Due Tuesday, March 4
50 Points
This assignment is meant to help you explore and practice using some of the basic JavaScript syntax we have been covering in lectures. It consists of several relatively simple programs for you to write and test.
Since you will be writing several separate programs, each requiring its own XHTML page (and CSS if you choose to use it), start by writing a simple XHTML page which will eventually provide links to each program’s XHTML page. Make it clear from each link’s label and/or context to which program it leads. Eventually, when the assignment is complete, publish this page (along with all the files comprising your solutions) to the wcit server and add a link to it to your home page.
An important part of learning how to program is learning early on in the process how best to utilize available reference materials. While the book provides useful details on the specific aspects of JavaScript that its authors have chosen to discuss, it is not meant to be an exhaustive reference for the language.
Before you tackle the rest of this assignment, get your feet wet with this learning process by exploring the documentation of the built-in Math object at DevGuru’s JavaScript Quick Reference. You’ll quickly note that the Math object contains a wide selection of properties and methods that provide some very useful mathematical operations and values.
You should look over the Math object as a whole so that you have a sense of what’s available. Most programmers wouldn’t bother to memorize the whole thing, but simply file away the knowledge of what sorts of things are present. That way, when they encounter a need for something the Math object can provide, they’ll hopefully remember where to go to look for it.
Pay particular attention to the PI property and the random(), atan(), tan(), pow(), round() and floor() methods, since they will be needed later in this assignment.
Write a program (and the XHTML file that utilizes it) that will accomplish the following.
Prompt the user to enter their first name, middle name, last name and age (in that order). Use four (and only four) separate prompt dialogs, one for each data item.
Then, display an alert that shows three lines of text. The first line should consist of the user’s first, middle, and last names, in that order. The second line should consist of the user’s last, first and middle names, in that order with a comma after the last name. And the last line should display the text “Your magic number is ” followed by the user’s magic number, which you can calculate by adding their age to the number of characters in their entire name (first, middle and last combined without spaces).
Aside from learning how to make effective use of available references, a good programmer needs to learn how to track down the domain knowledge they need in order to solve a problem.
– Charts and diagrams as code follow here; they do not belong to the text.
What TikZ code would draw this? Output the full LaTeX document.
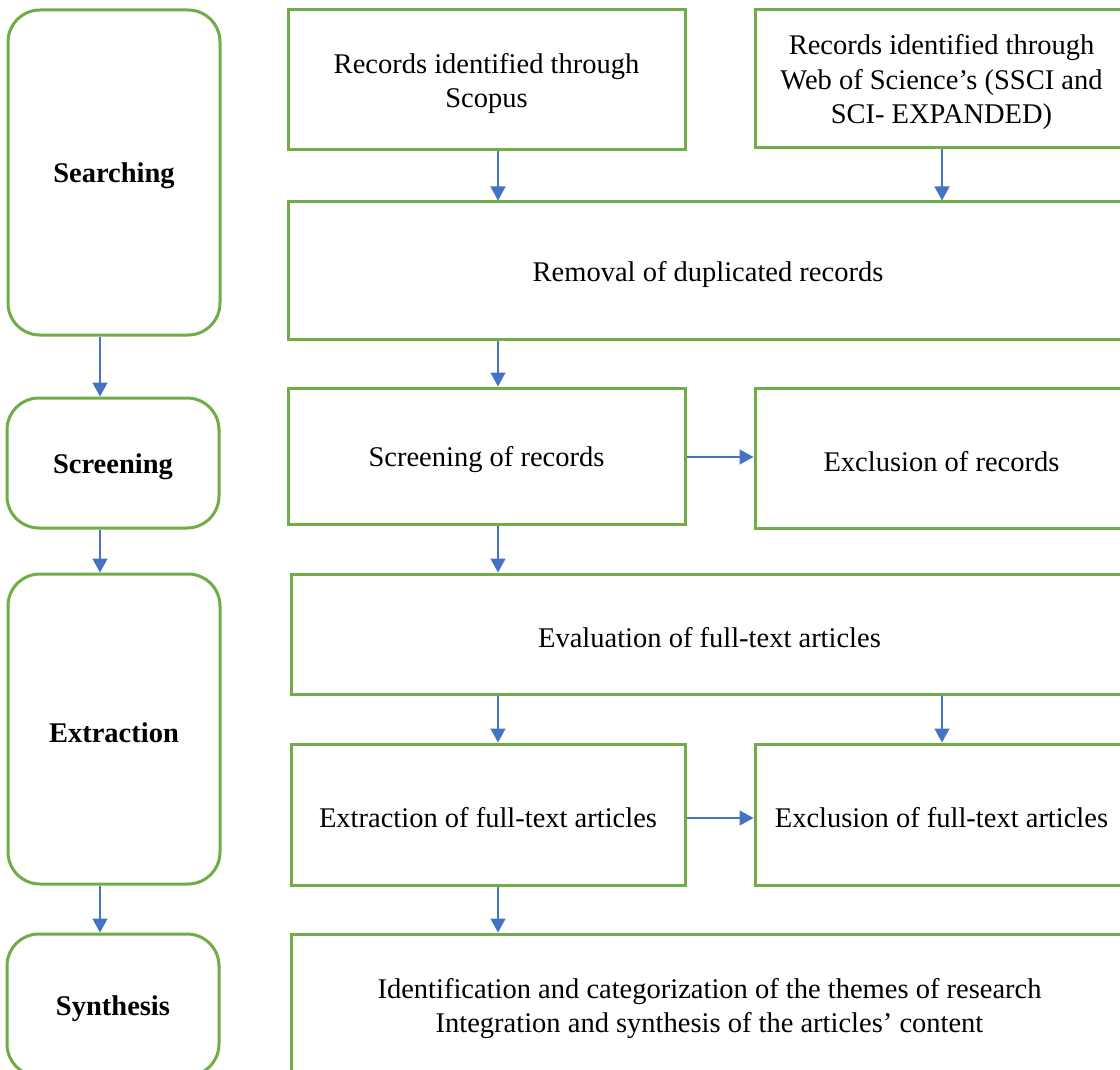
\documentclass[tikz,border=0pt]{standalone}
\usepackage{fontspec}
\setmainfont{Liberation Serif}
\usetikzlibrary{arrows.meta}
\definecolor{boxgreen}{HTML}{70AD47}
\definecolor{arrblue}{HTML}{4472C4}
\begin{document}
\begin{tikzpicture}[x=1pt,y=-1pt,
  box/.style={draw=boxgreen,line width=3pt,fill=white,inner sep=0pt},
  stage/.style={box,rounded corners=32pt},
  txt/.style={align=center,inner sep=0pt,yshift=-3.5pt,font=\fontsize{28.5}{34.5}\selectfont},
  txtb/.style={txt,font=\fontsize{28.5}{34.5}\selectfont\bfseries},
  arr/.style={draw=arrblue,line width=1.5pt,-{Triangle[width=15pt,length=14pt]}}]
\clip (0,0) rectangle (1120,1070);
\fill[white] (0,0) rectangle (1120,1070);
% stages
\node[stage,minimum width=212pt,minimum height=325pt,label={[txtb]center:Searching}] (search) at (114,172.5) {};
\node[stage,minimum width=212pt,minimum height=130pt,label={[txtb]center:Screening}] (screen) at (113,463) {};
\node[stage,minimum width=212pt,minimum height=310pt,label={[txtb]center:Extraction}] (extract) at (114,729) {};
\node[stage,minimum width=212pt,minimum height=142pt,label={[txtb]center:Synthesis}] (synth) at (113,1005) {};
% process boxes
\node[box,minimum width=397pt,minimum height=140pt,label={[txt]center:{Records identified through\\Scopus}}] (scopus) at (486.5,80) {};
\node[box,minimum width=373pt,minimum height=138pt,label={[txt]center:{Records identified through\\Web of Science’s (SSCI and\\SCI- EXPANDED)}}] (wos) at (941.5,79) {};
\node[box,minimum width=840pt,minimum height=137pt,label={[txt]center:Removal of duplicated records}] (removal) at (708,270.5) {};
\node[box,minimum width=397pt,minimum height=136pt,label={[txt]center:Screening of records}] (screc) at (486.5,456) {};
\node[box,minimum width=373pt,minimum height=140pt,label={[txt]center:Exclusion of records}] (exrec) at (941.5,458) {};
\node[box,minimum width=837pt,minimum height=120pt,label={[txt]center:Evaluation of full-text articles}] (eval) at (709.5,634) {};
\node[box,minimum width=394pt,minimum height=141pt,label={[txt]center:Extraction of full-text articles}] (extft) at (488,814.5) {};
\node[box,minimum width=373pt,minimum height=141pt,label={[txt]center:Exclusion of full-text articles}] (exft) at (941.5,814.5) {};
\node[box,minimum width=837pt,minimum height=142pt,label={[txt]center:{Identification and categorization of the themes of research\\Integration and synthesis of the articles’ content}}] (ident) at (709.5,1005) {};
% connector guides
\coordinate (xl) at (100,0);
\coordinate (xm) at (498,0);
\coordinate (xr) at (942,0);
\coordinate (y1) at (0,457);
\coordinate (y2) at (0,818);
% left column
\draw[arr] (search.south -| xl) -- (screen.north -| xl);
\draw[arr] (screen.south -| xl) -- (extract.north -| xl);
\draw[arr] (extract.south -| xl) -- (synth.north -| xl);
% main flow
\draw[arr] (scopus.south -| xm) -- (removal.north -| xm);
\draw[arr] (wos.south -| xr) -- (removal.north -| xr);
\draw[arr] (removal.south -| xm) -- (screc.north -| xm);
\draw[arr] (screc.east |- y1) -- (exrec.west |- y1);
\draw[arr] (screc.south -| xm) -- (eval.north -| xm);
\draw[arr] (eval.south -| xm) -- (extft.north -| xm);
\draw[arr] (eval.south -| xr) -- (exft.north -| xr);
\draw[arr] (extft.east |- y2) -- (exft.west |- y2);
\draw[arr] (extft.south -| xm) -- (ident.north -| xm);
\end{tikzpicture}
\end{document}
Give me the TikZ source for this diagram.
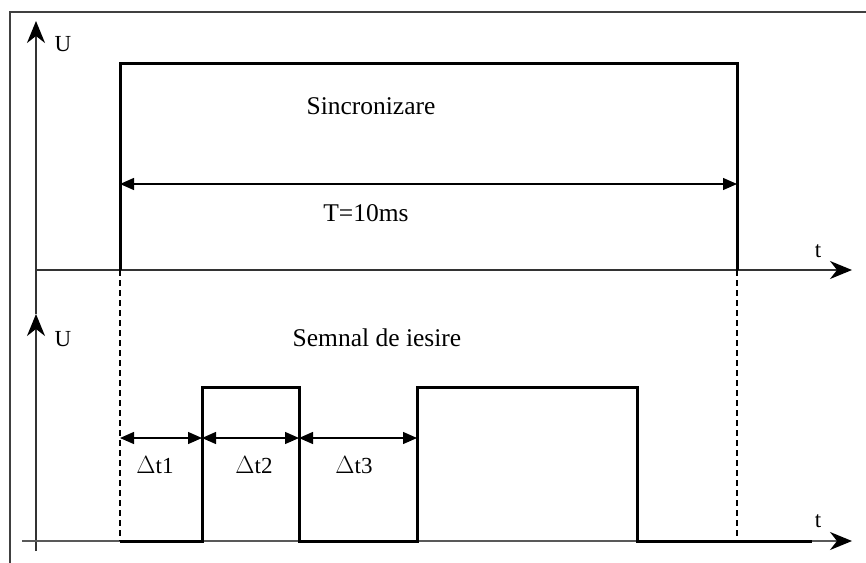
\documentclass[tikz,border=0pt]{standalone}
\usepackage{fontspec}
\setmainfont{Liberation Serif}
\usetikzlibrary{arrows.meta}
\begin{document}
\begin{tikzpicture}[x=1pt,y=-1pt,
  axis/.style={line width=1.6pt,draw=black!80,-{Stealth[length=22pt,width=18pt,inset=7pt,color=black]}},
  signal/.style={line width=3pt,line join=miter,line cap=butt},
  dim/.style={line width=1.3pt,{Triangle[length=14pt,width=12pt]}-{Triangle[length=14pt,width=12pt]}},
  guide/.style={line width=1.3pt,dash pattern=on 6pt off 4pt},
  lbl/.style={inner sep=0pt,font=\fontsize{25.5}{28}\selectfont},
  dlbl/.style={inner sep=0pt,font=\fontsize{23}{26}\selectfont},
  ax/.style={inner sep=0pt,font=\fontsize{23}{26}\selectfont}]
\useasboundingbox (0,0) rectangle (866,562);
% frame
\draw[line width=2pt,draw=black!75] (10,575) -- (10,12) -- (880,12);

% coordinates of the two time axes
\coordinate (ubot) at (36,551);
\coordinate (u2) at (36,314);
\coordinate (u1) at (36,21);
\coordinate (t1s) at (36,270);
\coordinate (t1e) at (852,270);
\coordinate (t2s) at (22,541);
\coordinate (t2e) at (852,541);

% axes
\draw[axis] (ubot) -- (u2);
\draw[axis] (u2) -- (u1);
\draw[axis] (t1s) -- (t1e);
\draw[axis,draw=black!65] (t2s) -- (t2e);
\node[ax] (lu1) at (63,44) {U};
\node[ax] (lu2) at (63,339) {U};
\node[ax] (lt1) at (818,251) {t};
\node[ax] (lt2) at (818,521) {t};

% synchronisation pulse
\coordinate (a0) at (120,270);
\coordinate (a1) at (120,63);
\coordinate (a2) at (737,63);
\coordinate (a3) at (737,270);
\draw[signal] (a0) -- (a1) -- (a2) -- (a3);
\coordinate (ta) at (120,184);
\coordinate (tb) at (737,184);
\draw[dim] (ta) -- (tb);
\node[lbl] (sync) at (371,106) {Sincronizare};
\node[lbl] (per) at (366,213) {T=10ms};

% guide lines
\coordinate (g0) at (120,541);
\coordinate (g1) at (737,541);
\draw[guide] (a0) -- (g0);
\draw[guide] (a3) -- (g1);

% output signal
\coordinate (b1) at (202,541);
\coordinate (b2) at (202,387);
\coordinate (b3) at (299,387);
\coordinate (b4) at (299,541);
\coordinate (b5) at (417,541);
\coordinate (b6) at (417,387);
\coordinate (b7) at (637,387);
\coordinate (b8) at (637,541);
\coordinate (b9) at (812,541);
\draw[signal] (g0) -- (b1) -- (b2) -- (b3) -- (b4) -- (b5) -- (b6) -- (b7) -- (b8) -- (b9);
\node[lbl] (out) at (377,338) {Semnal de iesire};

% delays
\coordinate (d0) at (120,438);
\coordinate (d1) at (202,438);
\coordinate (d2) at (299,438);
\coordinate (d3) at (417,438);
\draw[dim] (d0) -- (d1);
\draw[dim] (d1) -- (d2);
\draw[dim] (d2) -- (d3);
\node[dlbl] (dt1) at (155,465) {$\Delta$t1};
\node[dlbl] (dt2) at (254,465) {$\Delta$t2};
\node[dlbl] (dt3) at (354,465) {$\Delta$t3};
\end{tikzpicture}
\end{document}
Domain knowledge is different from programming knowledge because it pertains to the problem regardless of how you choose to solve it. For example, domain knowledge is what you would need to know to solve the problem in your head or on paper. Unless you’re already a wiz-bang mathematician, you’re likely to lack the domain knowledge needed to write this program. So before you begin, spend some time in the library, on the Web, or with a mathematician friend collecting the knowledge you need. And don’t forget the knowledge you picked up concerning the Math object, since you’ll need that too!
Write a program that prompts the user for a number, called num below, and then displays an alert listing the following:
In the body of the page, provide citations to your sources of domain knowledge. If they are printed sources, provide standard bibliographic information. If they are Web sources, provide title, author, URL and a functioning link. If they are personal sources, provide a name and some form of contact information.
Users don’t always do what you expect. For example, in the first program you wrote above, a user might click the Cancel button in one of the prompts. Or they might enter a number when you’ve asked for a name, or a word when you’ve asked for their age. Try some of these things with your first program. Some create problems, and others don’t.
When designing and writing a program, a good programmer tries to predict (to the best of her ability) what users might do and address those eventualities. The goal is to write a program that handles the unexpected without crashing. Sometimes this entails telling the user what they’ve done wrong, and giving them a chance to fix it. Sometimes it involves making some sort of assumption that will allow the program to continue. Often it involves experimenting to figure out how to detect certain unexpected results and how to respond appropriately.
Write a second (and separate) version of the first program, modifying it so that it handles the unexpected as follows:
When you’ve got values you can use, proceed to show the same results you did in the earlier program. Be sure to test your program extensively to make sure you’ve properly addressed each issue outlined above.
As you write programs throughout the semester, try to train yourself to look for opportunities to expect the unexpected. Your code will be more complex, but your programs will be much better as a result.
Recall that in the first assignment you were asked to write an algorithm for the following problem:
Explain how to derive an integer in the range low to high, inclusive, from a randomly generated value R. The value R will be a floating point value greater than or equal to 0 and less than 1. The values low and high will both be integers and low < high.
Now you know enough to implement that algorithm in JavaScript. If you had difficulty with the algorithm, feel free to use my version as the basis for your implementation.
Write a program that asks the user to provide values for low and high, such that low < high. Use separate prompts and ensure that you keep asking until you get values you can use. Since the algorithm requires that low and high be integer values, round them to the nearest integer. Once you have acceptable values for low and high, generate five random integers in the range low to high, inclusive, and display them using an alert (one per line).
Programs like this require quite a bit of testing, since the randomness of their operation means you might have to try several times before encountering the situation you are trying to test. Think about ways to maximize the probability of getting the situation you are trying to test and test intelligently.